▸ **Directive**
Restate each line of the listing exactly, without carrying over any pictures.

[Records with drawing code]
★ ★ ★ ★ ★ ★ ★

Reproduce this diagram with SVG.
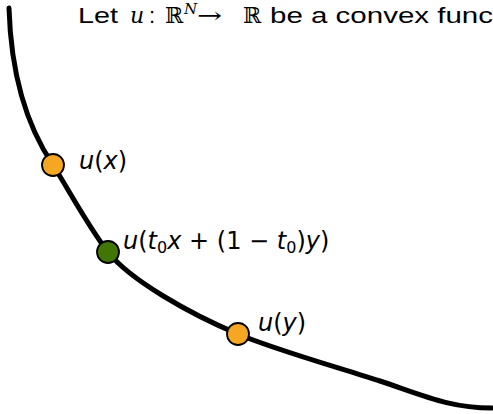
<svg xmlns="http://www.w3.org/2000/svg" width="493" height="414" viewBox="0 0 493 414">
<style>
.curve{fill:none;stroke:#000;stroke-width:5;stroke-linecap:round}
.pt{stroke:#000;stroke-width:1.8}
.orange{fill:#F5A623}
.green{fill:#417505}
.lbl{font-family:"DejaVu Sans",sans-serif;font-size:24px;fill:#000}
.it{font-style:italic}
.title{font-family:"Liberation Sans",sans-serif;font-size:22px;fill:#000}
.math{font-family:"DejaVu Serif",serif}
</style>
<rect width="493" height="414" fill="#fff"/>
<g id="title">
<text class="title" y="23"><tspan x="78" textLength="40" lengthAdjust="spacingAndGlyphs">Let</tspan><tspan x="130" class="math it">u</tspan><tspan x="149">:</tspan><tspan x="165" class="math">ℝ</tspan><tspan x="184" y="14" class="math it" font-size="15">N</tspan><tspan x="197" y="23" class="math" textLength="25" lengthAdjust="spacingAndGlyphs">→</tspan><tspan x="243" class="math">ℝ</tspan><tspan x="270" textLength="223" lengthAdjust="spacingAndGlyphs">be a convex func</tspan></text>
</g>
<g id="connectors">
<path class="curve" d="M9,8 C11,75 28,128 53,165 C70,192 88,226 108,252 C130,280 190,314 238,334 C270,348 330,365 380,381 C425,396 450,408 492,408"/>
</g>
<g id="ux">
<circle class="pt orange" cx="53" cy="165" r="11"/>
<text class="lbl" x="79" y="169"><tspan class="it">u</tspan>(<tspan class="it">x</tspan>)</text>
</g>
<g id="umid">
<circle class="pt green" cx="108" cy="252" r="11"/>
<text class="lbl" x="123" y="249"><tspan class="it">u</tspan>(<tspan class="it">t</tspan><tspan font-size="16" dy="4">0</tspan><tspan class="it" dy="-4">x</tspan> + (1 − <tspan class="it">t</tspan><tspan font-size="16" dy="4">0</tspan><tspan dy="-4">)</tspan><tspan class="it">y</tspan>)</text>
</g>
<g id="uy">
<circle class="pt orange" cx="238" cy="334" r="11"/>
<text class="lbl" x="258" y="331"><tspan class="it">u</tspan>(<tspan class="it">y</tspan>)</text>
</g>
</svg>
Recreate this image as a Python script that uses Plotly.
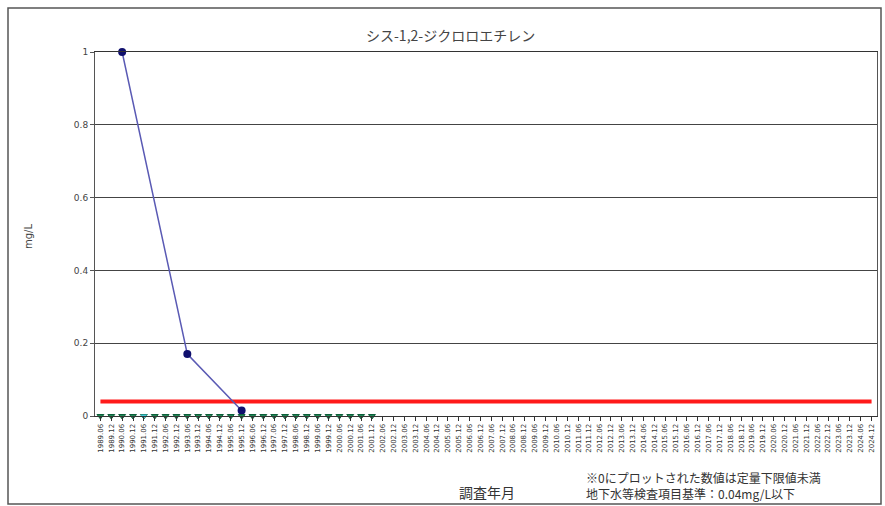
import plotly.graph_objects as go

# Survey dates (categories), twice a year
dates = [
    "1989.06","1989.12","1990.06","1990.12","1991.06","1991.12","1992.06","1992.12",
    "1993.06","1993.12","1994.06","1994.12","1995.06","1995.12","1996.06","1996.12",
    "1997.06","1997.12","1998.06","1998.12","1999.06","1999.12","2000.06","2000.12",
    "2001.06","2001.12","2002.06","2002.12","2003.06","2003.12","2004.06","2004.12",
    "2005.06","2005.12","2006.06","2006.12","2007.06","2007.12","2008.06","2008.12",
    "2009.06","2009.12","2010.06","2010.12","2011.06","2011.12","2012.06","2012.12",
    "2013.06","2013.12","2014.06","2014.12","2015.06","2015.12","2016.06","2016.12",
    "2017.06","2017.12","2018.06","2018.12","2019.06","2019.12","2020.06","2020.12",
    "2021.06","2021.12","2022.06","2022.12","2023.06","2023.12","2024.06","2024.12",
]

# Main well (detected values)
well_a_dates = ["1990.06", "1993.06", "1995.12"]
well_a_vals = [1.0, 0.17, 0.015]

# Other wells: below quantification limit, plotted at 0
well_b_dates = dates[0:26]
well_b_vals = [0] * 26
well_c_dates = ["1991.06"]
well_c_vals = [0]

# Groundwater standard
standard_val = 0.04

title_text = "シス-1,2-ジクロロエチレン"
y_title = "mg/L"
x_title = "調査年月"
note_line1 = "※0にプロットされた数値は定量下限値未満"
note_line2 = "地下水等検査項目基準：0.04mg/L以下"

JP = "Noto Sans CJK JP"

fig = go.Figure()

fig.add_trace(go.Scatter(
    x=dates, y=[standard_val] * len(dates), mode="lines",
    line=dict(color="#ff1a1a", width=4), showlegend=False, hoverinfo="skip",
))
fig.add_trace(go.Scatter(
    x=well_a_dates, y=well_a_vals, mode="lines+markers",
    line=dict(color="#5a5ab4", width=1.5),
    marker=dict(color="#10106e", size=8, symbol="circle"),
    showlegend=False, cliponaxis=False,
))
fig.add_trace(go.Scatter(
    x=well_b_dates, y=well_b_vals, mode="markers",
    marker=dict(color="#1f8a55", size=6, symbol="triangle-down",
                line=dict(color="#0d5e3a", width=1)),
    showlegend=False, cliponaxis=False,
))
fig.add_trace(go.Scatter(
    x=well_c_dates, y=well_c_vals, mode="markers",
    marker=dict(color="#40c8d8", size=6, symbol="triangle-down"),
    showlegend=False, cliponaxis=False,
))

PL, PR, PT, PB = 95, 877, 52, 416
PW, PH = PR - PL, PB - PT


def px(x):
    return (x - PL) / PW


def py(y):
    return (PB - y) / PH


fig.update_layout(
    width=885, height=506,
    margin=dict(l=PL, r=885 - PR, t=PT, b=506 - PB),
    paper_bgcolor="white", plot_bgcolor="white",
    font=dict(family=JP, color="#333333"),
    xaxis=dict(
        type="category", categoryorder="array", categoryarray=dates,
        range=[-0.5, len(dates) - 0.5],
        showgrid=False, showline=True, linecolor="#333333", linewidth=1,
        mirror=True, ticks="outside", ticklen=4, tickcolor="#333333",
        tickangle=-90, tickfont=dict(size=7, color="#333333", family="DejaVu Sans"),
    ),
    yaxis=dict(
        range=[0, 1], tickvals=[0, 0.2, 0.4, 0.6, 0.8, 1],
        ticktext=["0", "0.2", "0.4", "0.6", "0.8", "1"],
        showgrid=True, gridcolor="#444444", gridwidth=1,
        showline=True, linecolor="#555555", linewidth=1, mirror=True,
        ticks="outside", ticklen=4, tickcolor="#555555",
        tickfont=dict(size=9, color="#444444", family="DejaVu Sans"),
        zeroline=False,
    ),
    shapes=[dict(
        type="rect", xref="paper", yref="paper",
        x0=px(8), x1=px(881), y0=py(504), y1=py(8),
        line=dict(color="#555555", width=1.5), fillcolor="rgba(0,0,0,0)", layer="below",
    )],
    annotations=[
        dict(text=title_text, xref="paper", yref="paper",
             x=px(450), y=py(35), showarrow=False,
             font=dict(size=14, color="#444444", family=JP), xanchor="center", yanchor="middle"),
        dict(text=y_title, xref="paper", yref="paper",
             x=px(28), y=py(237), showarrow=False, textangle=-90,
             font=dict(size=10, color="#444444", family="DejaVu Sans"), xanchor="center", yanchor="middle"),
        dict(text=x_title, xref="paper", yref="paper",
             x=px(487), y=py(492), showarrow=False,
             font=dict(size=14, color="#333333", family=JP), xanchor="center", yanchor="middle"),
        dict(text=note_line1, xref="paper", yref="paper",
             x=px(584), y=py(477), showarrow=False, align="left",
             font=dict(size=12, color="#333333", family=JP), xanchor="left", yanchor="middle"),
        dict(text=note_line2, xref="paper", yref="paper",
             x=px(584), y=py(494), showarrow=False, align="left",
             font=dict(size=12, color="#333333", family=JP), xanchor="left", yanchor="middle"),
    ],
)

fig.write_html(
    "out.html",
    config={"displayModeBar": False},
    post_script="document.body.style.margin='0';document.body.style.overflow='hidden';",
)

★ ★ ★ ★ ★ ★ ★

▸ **Exercise response**
Reproduce this diagram with SVG.
<svg xmlns="http://www.w3.org/2000/svg" width="493" height="414" viewBox="0 0 493 414">
<style>
.curve{fill:none;stroke:#000;stroke-width:5;stroke-linecap:round}
.pt{stroke:#000;stroke-width:1.8}
.orange{fill:#F5A623}
.green{fill:#417505}
.lbl{font-family:"DejaVu Sans",sans-serif;font-size:24px;fill:#000}
.it{font-style:italic}
.title{font-family:"Liberation Sans",sans-serif;font-size:22px;fill:#000}
.math{font-family:"DejaVu Serif",serif}
</style>
<rect width="493" height="414" fill="#fff"/>
<g id="title">
<text class="title" y="23"><tspan x="78" textLength="40" lengthAdjust="spacingAndGlyphs">Let</tspan><tspan x="130" class="math it">u</tspan><tspan x="149">:</tspan><tspan x="165" class="math">ℝ</tspan><tspan x="184" y="14" class="math it" font-size="15">N</tspan><tspan x="197" y="23" class="math" textLength="25" lengthAdjust="spacingAndGlyphs">→</tspan><tspan x="243" class="math">ℝ</tspan><tspan x="270" textLength="223" lengthAdjust="spacingAndGlyphs">be a convex func</tspan></text>
</g>
<g id="connectors">
<path class="curve" d="M9,8 C11,75 28,128 53,165 C70,192 88,226 108,252 C130,280 190,314 238,334 C270,348 330,365 380,381 C425,396 450,408 492,408"/>
</g>
<g id="ux">
<circle class="pt orange" cx="53" cy="165" r="11"/>
<text class="lbl" x="79" y="169"><tspan class="it">u</tspan>(<tspan class="it">x</tspan>)</text>
</g>
<g id="umid">
<circle class="pt green" cx="108" cy="252" r="11"/>
<text class="lbl" x="123" y="249"><tspan class="it">u</tspan>(<tspan class="it">t</tspan><tspan font-size="16" dy="4">0</tspan><tspan class="it" dy="-4">x</tspan> + (1 − <tspan class="it">t</tspan><tspan font-size="16" dy="4">0</tspan><tspan dy="-4">)</tspan><tspan class="it">y</tspan>)</text>
</g>
<g id="uy">
<circle class="pt orange" cx="238" cy="334" r="11"/>
<text class="lbl" x="258" y="331"><tspan class="it">u</tspan>(<tspan class="it">y</tspan>)</text>
</g>
</svg>
Recreate this image as a Python script that uses Plotly.
import plotly.graph_objects as go

# Survey dates (categories), twice a year
dates = [
    "1989.06","1989.12","1990.06","1990.12","1991.06","1991.12","1992.06","1992.12",
    "1993.06","1993.12","1994.06","1994.12","1995.06","1995.12","1996.06","1996.12",
    "1997.06","1997.12","1998.06","1998.12","1999.06","1999.12","2000.06","2000.12",
    "2001.06","2001.12","2002.06","2002.12","2003.06","2003.12","2004.06","2004.12",
    "2005.06","2005.12","2006.06","2006.12","2007.06","2007.12","2008.06","2008.12",
    "2009.06","2009.12","2010.06","2010.12","2011.06","2011.12","2012.06","2012.12",
    "2013.06","2013.12","2014.06","2014.12","2015.06","2015.12","2016.06","2016.12",
    "2017.06","2017.12","2018.06","2018.12","2019.06","2019.12","2020.06","2020.12",
    "2021.06","2021.12","2022.06","2022.12","2023.06","2023.12","2024.06","2024.12",
]

# Main well (detected values)
well_a_dates = ["1990.06", "1993.06", "1995.12"]
well_a_vals = [1.0, 0.17, 0.015]

# Other wells: below quantification limit, plotted at 0
well_b_dates = dates[0:26]
well_b_vals = [0] * 26
well_c_dates = ["1991.06"]
well_c_vals = [0]

# Groundwater standard
standard_val = 0.04

title_text = "シス-1,2-ジクロロエチレン"
y_title = "mg/L"
x_title = "調査年月"
note_line1 = "※0にプロットされた数値は定量下限値未満"
note_line2 = "地下水等検査項目基準：0.04mg/L以下"

JP = "Noto Sans CJK JP"

fig = go.Figure()

fig.add_trace(go.Scatter(
    x=dates, y=[standard_val] * len(dates), mode="lines",
    line=dict(color="#ff1a1a", width=4), showlegend=False, hoverinfo="skip",
))
fig.add_trace(go.Scatter(
    x=well_a_dates, y=well_a_vals, mode="lines+markers",
    line=dict(color="#5a5ab4", width=1.5),
    marker=dict(color="#10106e", size=8, symbol="circle"),
    showlegend=False, cliponaxis=False,
))
fig.add_trace(go.Scatter(
    x=well_b_dates, y=well_b_vals, mode="markers",
    marker=dict(color="#1f8a55", size=6, symbol="triangle-down",
                line=dict(color="#0d5e3a", width=1)),
    showlegend=False, cliponaxis=False,
))
fig.add_trace(go.Scatter(
    x=well_c_dates, y=well_c_vals, mode="markers",
    marker=dict(color="#40c8d8", size=6, symbol="triangle-down"),
    showlegend=False, cliponaxis=False,
))

PL, PR, PT, PB = 95, 877, 52, 416
PW, PH = PR - PL, PB - PT


def px(x):
    return (x - PL) / PW


def py(y):
    return (PB - y) / PH


fig.update_layout(
    width=885, height=506,
    margin=dict(l=PL, r=885 - PR, t=PT, b=506 - PB),
    paper_bgcolor="white", plot_bgcolor="white",
    font=dict(family=JP, color="#333333"),
    xaxis=dict(
        type="category", categoryorder="array", categoryarray=dates,
        range=[-0.5, len(dates) - 0.5],
        showgrid=False, showline=True, linecolor="#333333", linewidth=1,
        mirror=True, ticks="outside", ticklen=4, tickcolor="#333333",
        tickangle=-90, tickfont=dict(size=7, color="#333333", family="DejaVu Sans"),
    ),
    yaxis=dict(
        range=[0, 1], tickvals=[0, 0.2, 0.4, 0.6, 0.8, 1],
        ticktext=["0", "0.2", "0.4", "0.6", "0.8", "1"],
        showgrid=True, gridcolor="#444444", gridwidth=1,
        showline=True, linecolor="#555555", linewidth=1, mirror=True,
        ticks="outside", ticklen=4, tickcolor="#555555",
        tickfont=dict(size=9, color="#444444", family="DejaVu Sans"),
        zeroline=False,
    ),
    shapes=[dict(
        type="rect", xref="paper", yref="paper",
        x0=px(8), x1=px(881), y0=py(504), y1=py(8),
        line=dict(color="#555555", width=1.5), fillcolor="rgba(0,0,0,0)", layer="below",
    )],
    annotations=[
        dict(text=title_text, xref="paper", yref="paper",
             x=px(450), y=py(35), showarrow=False,
             font=dict(size=14, color="#444444", family=JP), xanchor="center", yanchor="middle"),
        dict(text=y_title, xref="paper", yref="paper",
             x=px(28), y=py(237), showarrow=False, textangle=-90,
             font=dict(size=10, color="#444444", family="DejaVu Sans"), xanchor="center", yanchor="middle"),
        dict(text=x_title, xref="paper", yref="paper",
             x=px(487), y=py(492), showarrow=False,
             font=dict(size=14, color="#333333", family=JP), xanchor="center", yanchor="middle"),
        dict(text=note_line1, xref="paper", yref="paper",
             x=px(584), y=py(477), showarrow=False, align="left",
             font=dict(size=12, color="#333333", family=JP), xanchor="left", yanchor="middle"),
        dict(text=note_line2, xref="paper", yref="paper",
             x=px(584), y=py(494), showarrow=False, align="left",
             font=dict(size=12, color="#333333", family=JP), xanchor="left", yanchor="middle"),
    ],
)

fig.write_html(
    "out.html",
    config={"displayModeBar": False},
    post_script="document.body.style.margin='0';document.body.style.overflow='hidden';",
)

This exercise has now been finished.